No matter what stage of your life and studying you’re at, finding ways to manage the stress associated with being ‘tested’ can establish a set of skills and coping mechanisms that will be helpful throughout life.

The excellent piece on exam stress here on Factfindr written by a young person highlights several ways they find managing the inevitable stress of exams, including organisation and planning, breaks while studying, and a positive and supportive home environment.

On top of these, I would suggest that anyone preparing for, or engaged in writing exams, should try and incorporate the following into your life:

  • Take a break and get some exercise. Get out into the fresh (or cold) air and get your body moving. Make sure you are eating regularly and healthily.
  • Keep hydrated – it’s amazing how a glass of water can revive concentration.
  • Get enough sleep. Without a doubt, lack of sleep will eventually impact on your ability to study and write exams.
  • Avoid alcohol, drugs and too much caffeine…for obvious reasons.
  • Stay connected.
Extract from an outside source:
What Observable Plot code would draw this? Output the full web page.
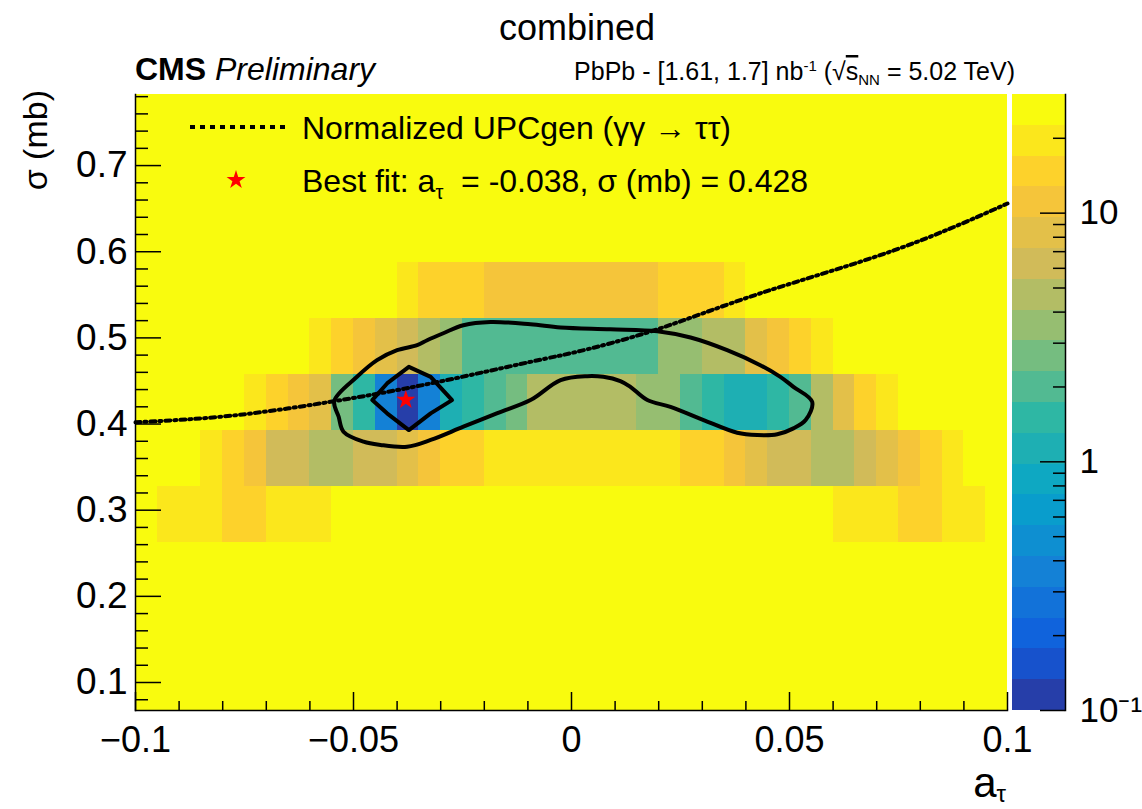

This may be more difficult for some than others, but try to reach out to others around you in your residence, your school, your friendship group, your family. Feeling connected, even just to one person, can alleviate stress. Having someone to talk to can make a huge difference. If you feel isolated…see the suggestion under SHOUT below.
  • Plan your exam preparation ahead of time. Feeling prepared can help you to actually engage in the exam process and help to reduce stress. You could relate this to the saying: ‘Work smarter, not harder’.
  • Be aware of your thoughts and how they can affect how you feel and behave. Your thoughts can have a positive or negative impact on your stress levels.
  • Be kind to yourself.

In addition…

The NHS recommends a number of stress-busting apps that can support you during exam periods if you’re feeling anxious, fearful, depressed, having unhelpful thoughts, or struggling to sleep.

https://www.nhs.uk/apps-library/category/mental-health/

They also have a list of 10 Stress Busters, suggested by Professor Cary Cooper.

https://www.nhs.uk/conditions/stress-anxiety-depression/reduce-stress/

Universities, colleges and schools have student support services which should be advertised on their websites. Seek information and help from professionals if necessary.

If you feel that your stress levels around exam times are rising to crisis levels, you can text SHOUT to 85258 to have a conversation with a trained and clinically supervised Crisis Volunteer, anytime, 24/7. They will help you de-escalate from a ‘hot moment to a cool calm’ so you can get back to your exam preparation and have a peaceful night’s sleep.